Exercise goal
Scan the material and copy every line in which "this" appears.

Data segment
....

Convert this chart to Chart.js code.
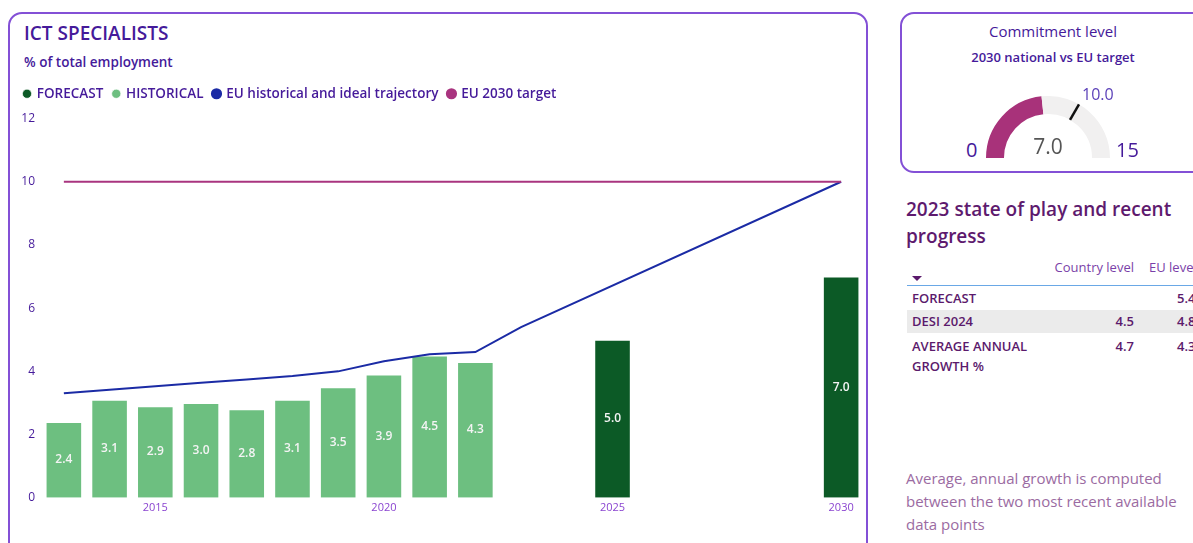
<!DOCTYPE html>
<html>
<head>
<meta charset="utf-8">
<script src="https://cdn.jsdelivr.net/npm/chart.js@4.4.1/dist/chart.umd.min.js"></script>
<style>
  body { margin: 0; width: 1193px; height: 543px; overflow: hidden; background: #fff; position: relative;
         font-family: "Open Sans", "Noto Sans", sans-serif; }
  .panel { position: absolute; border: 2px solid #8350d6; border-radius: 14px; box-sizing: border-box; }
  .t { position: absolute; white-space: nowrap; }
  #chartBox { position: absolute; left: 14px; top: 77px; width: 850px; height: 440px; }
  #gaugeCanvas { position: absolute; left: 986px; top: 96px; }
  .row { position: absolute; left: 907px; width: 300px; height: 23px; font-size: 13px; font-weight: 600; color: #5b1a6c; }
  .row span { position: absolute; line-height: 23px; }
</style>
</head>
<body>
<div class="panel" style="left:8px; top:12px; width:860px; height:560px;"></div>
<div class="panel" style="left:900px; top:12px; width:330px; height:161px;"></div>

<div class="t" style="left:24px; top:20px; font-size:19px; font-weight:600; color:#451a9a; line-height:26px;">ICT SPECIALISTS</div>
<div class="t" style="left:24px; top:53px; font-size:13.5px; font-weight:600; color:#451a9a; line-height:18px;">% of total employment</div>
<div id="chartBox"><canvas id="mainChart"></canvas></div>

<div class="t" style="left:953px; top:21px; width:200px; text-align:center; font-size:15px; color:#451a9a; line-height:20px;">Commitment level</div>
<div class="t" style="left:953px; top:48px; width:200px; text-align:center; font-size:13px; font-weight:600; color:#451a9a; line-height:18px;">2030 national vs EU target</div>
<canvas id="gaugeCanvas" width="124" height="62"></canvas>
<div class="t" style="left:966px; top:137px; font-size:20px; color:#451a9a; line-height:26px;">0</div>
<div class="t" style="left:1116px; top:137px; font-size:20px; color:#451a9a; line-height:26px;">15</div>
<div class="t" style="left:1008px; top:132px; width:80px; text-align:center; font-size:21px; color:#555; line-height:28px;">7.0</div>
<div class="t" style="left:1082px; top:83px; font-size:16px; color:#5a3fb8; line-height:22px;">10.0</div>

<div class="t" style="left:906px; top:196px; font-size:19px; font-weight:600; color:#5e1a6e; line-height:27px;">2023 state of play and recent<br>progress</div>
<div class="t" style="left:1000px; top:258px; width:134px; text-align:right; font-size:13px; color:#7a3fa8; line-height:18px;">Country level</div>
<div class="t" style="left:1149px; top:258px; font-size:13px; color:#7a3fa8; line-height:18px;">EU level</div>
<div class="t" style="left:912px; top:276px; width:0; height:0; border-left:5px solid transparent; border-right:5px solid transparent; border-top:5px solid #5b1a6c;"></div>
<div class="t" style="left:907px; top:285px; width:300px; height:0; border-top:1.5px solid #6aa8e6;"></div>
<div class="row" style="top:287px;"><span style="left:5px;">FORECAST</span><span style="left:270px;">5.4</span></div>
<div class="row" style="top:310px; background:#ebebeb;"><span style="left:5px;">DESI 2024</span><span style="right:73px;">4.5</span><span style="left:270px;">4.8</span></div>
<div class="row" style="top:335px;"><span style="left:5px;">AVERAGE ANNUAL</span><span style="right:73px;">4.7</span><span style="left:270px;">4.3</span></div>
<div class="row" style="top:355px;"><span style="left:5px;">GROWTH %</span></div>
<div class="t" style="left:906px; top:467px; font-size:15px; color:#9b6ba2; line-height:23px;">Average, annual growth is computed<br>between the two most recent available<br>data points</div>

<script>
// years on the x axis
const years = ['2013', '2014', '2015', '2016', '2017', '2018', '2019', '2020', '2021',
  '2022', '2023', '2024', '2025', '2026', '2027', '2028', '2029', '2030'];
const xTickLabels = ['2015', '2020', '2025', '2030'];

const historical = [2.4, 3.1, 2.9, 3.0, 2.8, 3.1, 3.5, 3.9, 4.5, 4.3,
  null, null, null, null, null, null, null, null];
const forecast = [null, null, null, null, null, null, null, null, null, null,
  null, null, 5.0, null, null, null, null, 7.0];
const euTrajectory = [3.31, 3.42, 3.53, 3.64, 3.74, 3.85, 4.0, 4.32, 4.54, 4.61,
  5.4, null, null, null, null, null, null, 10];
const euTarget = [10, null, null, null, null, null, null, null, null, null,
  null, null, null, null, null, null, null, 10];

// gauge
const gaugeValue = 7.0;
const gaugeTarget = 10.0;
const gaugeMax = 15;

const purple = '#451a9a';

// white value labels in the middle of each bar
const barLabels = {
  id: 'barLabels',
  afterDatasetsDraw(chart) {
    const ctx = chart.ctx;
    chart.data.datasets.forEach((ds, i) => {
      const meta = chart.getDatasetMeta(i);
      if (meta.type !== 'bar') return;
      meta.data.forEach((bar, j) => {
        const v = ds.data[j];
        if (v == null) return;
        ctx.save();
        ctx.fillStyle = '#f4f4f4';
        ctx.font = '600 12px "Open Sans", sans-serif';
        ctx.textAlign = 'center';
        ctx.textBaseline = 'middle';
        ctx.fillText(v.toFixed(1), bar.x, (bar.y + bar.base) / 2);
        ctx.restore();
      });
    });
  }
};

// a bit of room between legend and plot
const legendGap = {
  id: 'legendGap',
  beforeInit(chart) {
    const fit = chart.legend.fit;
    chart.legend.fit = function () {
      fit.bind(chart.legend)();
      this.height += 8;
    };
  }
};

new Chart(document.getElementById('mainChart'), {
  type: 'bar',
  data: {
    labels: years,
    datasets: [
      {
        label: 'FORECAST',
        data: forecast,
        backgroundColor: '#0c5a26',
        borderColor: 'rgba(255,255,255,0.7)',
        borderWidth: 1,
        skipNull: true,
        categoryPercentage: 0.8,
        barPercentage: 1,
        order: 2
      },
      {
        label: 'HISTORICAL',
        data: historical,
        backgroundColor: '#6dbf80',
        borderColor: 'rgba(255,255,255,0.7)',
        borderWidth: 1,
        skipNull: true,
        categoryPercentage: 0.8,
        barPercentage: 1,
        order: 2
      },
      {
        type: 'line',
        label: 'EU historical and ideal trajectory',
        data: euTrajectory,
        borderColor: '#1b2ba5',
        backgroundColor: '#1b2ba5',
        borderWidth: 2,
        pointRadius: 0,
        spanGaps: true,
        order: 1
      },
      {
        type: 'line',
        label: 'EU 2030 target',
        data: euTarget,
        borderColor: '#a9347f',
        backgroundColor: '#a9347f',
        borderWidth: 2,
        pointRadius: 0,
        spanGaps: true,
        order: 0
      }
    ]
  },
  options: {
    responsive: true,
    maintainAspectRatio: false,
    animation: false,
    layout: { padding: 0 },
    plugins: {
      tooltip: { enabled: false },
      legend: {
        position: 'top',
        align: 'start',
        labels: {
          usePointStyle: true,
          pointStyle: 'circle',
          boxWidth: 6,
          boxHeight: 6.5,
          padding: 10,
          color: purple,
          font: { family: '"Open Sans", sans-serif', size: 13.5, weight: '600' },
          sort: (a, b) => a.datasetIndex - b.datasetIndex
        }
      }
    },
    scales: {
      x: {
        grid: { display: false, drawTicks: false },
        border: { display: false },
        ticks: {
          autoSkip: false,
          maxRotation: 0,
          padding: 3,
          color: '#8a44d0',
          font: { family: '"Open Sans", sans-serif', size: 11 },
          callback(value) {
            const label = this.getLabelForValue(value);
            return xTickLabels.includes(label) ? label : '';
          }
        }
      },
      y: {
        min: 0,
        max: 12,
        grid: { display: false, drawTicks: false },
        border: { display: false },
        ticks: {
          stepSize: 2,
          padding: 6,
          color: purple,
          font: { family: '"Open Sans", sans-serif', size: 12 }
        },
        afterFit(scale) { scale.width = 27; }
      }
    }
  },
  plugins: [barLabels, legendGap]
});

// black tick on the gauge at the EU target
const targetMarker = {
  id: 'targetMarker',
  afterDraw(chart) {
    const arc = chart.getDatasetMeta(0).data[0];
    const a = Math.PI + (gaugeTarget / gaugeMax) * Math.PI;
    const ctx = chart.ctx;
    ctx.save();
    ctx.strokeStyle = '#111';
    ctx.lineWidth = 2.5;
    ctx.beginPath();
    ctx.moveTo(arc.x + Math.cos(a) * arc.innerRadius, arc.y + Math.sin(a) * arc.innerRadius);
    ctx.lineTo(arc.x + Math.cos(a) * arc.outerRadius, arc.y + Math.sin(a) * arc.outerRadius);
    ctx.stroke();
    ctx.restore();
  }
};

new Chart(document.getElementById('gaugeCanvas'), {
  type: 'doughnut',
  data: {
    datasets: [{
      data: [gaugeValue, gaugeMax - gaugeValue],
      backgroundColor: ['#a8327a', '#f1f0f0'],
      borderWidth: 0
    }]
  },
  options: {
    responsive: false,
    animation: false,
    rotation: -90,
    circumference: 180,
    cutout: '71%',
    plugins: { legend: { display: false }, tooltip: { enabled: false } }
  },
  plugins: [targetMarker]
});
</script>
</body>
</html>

....

Right answer
Convert this chart to Chart.js code.
      this.height += 8;
            const label = this.getLabelForValue(value);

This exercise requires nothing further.